Monday, September 3, 2012
The Edge of 37: Things Have Changed
Tomorrow I turn 37 years old. This age is not traditionally considered a turning point, but I now really feel as if I am no longer an aging young man, but a young middle-aged man. I am also becoming more aware of just how much I have changed since entering my thirties.
That realization came home last weekend, when I had the joy and good fortune to visit some friends from my grad school days who live in eastern PA. I'd had a wonderful day, but on the drive home I had a nagging feeling of sadness that could not be explained by the mere fact that I miss my old friends dearly. No, it was apparent to me that in the six years since I graduated with my PhD from Big Ten University I have become a different person.
Certainly my home life is a lot happier than it used to be, but I am coming to realize that my travails in the world of low-level academia have made me a much more cynical, paranoid, and self-conscious person. I used to be a very trusting guy, quick to make friends and to open up to them. Since moving the New Jersey, I haven't made any real friends at all, mostly because I am keeping the people I know at work (who I genuinely like a great deal) at arm's length on purpose. Down in Texas I was lucky to meet some truly wonderful people that I miss intensely, but also some unscrupulous back-stabbers who abused my confidence and tore me down behind my back. That experience has made it very difficult for me to confide in anyone except my wife and long-time friends. (And anonymously with you, my dear readers.)
As much as I love my current workplace, I have entered this school year with a great deal of fear. This is because whenever something is going well, I automatically expect it to turn to shit. I thought I was doing well in grad school, but then had to take three tries to find a tenure-track job, which turned out to be a living hell. I had a book contract, and then my publisher dropped me with a written punch to the scrotum. My "visiting" gig out of grad school was really a form of peonage.
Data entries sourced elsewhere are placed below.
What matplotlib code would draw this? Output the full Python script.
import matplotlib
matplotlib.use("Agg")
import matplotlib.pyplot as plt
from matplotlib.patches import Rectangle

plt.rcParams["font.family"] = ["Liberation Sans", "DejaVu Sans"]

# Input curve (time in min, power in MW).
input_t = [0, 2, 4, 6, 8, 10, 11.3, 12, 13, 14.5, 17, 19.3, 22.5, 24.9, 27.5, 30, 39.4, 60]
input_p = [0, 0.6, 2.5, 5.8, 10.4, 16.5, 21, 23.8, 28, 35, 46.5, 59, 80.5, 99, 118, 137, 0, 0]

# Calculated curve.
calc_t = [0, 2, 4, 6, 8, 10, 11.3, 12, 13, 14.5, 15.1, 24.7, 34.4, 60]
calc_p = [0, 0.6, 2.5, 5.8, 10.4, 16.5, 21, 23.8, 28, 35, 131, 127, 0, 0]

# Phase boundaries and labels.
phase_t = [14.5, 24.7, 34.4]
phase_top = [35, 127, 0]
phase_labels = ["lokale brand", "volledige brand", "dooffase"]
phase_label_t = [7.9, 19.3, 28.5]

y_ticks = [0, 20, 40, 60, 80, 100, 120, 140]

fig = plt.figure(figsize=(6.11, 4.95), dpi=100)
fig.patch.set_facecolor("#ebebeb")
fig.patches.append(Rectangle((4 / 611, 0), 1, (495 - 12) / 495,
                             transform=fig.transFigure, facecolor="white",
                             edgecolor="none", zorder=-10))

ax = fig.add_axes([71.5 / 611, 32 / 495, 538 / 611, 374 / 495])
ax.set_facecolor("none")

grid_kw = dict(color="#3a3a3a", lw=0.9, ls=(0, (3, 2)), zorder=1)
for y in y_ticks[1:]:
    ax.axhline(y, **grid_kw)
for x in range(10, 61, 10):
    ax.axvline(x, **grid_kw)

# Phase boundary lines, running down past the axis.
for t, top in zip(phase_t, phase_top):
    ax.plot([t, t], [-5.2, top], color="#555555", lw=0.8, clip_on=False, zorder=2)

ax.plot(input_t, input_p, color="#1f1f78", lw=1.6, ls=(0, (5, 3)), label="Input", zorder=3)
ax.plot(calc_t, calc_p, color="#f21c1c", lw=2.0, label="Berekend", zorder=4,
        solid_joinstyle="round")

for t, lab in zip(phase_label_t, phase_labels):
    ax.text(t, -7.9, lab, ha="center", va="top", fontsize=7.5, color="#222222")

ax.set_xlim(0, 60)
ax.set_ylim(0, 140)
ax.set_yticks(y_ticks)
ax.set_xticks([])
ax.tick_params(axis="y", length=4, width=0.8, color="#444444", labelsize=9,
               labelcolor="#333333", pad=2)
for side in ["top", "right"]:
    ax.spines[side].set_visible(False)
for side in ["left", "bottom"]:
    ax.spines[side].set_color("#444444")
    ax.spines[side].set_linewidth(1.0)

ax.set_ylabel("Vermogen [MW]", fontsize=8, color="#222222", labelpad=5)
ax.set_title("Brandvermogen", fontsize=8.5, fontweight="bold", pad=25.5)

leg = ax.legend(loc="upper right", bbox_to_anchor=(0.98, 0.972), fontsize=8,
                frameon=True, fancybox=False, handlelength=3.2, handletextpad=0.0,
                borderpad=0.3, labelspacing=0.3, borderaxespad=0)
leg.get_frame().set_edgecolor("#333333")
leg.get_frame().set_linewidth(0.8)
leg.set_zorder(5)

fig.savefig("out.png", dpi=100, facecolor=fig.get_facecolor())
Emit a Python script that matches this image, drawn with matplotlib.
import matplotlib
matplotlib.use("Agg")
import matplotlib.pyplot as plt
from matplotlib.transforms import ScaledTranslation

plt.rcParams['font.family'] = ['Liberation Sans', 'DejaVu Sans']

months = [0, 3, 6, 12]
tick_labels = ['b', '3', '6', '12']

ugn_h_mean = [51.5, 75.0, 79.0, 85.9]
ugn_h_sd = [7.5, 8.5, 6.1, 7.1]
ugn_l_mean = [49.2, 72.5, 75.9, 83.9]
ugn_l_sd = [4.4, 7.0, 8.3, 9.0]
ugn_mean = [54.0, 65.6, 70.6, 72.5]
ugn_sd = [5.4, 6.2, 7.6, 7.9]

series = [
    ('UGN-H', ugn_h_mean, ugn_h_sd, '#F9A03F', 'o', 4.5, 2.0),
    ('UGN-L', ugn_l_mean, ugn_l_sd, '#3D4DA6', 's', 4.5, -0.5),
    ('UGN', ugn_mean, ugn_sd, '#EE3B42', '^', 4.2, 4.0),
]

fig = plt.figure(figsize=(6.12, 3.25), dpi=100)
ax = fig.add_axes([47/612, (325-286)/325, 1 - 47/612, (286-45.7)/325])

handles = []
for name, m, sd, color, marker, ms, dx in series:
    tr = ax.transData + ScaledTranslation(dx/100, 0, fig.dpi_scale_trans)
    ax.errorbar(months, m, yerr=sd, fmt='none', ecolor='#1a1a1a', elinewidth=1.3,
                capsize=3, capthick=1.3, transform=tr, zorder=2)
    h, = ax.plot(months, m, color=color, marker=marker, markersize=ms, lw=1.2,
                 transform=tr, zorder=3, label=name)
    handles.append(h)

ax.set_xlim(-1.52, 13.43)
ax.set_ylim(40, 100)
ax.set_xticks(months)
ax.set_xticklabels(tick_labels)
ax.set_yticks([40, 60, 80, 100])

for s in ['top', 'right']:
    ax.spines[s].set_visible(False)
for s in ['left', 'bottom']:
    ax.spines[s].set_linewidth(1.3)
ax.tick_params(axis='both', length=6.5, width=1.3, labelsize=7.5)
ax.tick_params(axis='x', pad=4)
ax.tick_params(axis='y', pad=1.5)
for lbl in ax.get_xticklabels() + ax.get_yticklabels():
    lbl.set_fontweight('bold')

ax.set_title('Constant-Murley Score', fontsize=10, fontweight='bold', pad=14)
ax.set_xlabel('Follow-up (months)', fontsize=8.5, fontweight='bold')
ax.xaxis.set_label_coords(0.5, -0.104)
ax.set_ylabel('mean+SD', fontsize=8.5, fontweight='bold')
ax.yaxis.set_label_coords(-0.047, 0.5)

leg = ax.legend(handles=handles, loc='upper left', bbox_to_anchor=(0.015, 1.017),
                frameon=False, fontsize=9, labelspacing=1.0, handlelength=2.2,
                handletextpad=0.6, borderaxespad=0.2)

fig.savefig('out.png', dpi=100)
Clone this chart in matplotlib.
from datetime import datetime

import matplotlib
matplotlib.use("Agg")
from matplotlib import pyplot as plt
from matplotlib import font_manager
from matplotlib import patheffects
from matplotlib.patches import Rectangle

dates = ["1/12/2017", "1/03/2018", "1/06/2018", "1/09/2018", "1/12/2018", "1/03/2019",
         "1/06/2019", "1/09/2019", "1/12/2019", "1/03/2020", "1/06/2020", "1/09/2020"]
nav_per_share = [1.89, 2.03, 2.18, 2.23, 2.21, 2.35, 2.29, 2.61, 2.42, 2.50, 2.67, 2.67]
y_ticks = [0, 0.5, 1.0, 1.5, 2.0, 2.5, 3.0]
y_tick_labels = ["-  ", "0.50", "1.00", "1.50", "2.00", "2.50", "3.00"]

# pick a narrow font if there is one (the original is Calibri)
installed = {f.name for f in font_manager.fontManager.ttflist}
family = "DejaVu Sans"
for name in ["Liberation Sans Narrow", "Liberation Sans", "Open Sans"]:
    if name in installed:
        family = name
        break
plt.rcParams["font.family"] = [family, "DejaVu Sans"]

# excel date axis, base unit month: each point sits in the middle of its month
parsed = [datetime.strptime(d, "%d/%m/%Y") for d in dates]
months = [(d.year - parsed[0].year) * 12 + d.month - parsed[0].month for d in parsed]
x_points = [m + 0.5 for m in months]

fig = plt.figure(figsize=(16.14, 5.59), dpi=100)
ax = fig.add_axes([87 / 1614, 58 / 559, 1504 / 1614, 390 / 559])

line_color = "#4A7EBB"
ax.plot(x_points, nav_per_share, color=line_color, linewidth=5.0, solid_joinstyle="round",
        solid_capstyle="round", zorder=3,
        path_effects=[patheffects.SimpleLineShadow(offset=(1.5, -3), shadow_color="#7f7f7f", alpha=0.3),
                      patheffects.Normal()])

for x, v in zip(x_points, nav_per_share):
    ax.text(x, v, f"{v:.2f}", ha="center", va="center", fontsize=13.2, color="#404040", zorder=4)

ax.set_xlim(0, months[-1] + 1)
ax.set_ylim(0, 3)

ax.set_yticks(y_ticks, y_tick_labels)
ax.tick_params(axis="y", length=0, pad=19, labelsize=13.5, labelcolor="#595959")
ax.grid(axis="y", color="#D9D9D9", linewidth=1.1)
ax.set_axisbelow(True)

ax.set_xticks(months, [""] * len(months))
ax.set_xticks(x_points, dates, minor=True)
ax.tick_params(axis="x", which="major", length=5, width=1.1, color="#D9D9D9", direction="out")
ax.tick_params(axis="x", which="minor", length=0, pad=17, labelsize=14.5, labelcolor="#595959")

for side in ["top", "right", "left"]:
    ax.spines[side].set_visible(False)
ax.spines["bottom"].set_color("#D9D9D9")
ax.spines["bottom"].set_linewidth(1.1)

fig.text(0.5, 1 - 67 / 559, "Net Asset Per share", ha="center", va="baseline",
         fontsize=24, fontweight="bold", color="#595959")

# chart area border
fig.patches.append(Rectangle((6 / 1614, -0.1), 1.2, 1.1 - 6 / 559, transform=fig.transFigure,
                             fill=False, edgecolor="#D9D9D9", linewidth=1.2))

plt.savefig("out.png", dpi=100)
There's been a kind of hardening of certain callouses on my soul. When I was a grad student, I had modest ambitions, and thought that I would have a shot at attaining them. I did not seek to be an academic superstar or to work at a research institution. I saw myself living in a quiet but interesting college town, working as a historian at a teaching-oriented university where I would have enough time to work on my second book, which would be a many years-long magnum opus in the making good enough to be assigned reading for graduate students in seminars on German history. Back then I believed in scholarship for the sake of scholarship, but the pressures of the job market soon changed that attitude. I pushed to publish as much as I could as fast as I could, including an article that I think is pretty meaningless as a scholarly contribution, I am embarrassed to say. I also taught a couple of courses mostly for how they would look on my CV, not based on my level of interest or expertise. (A lot of good it did me.) Thirty-year old me would be disgusted at such naked careerism, and I think thirty-year old me would be justified in that assessment. Thirty-seven year old me thinks that thirty-year old me was a sucker blind to the dirty realities of how the world really works. He's right, too.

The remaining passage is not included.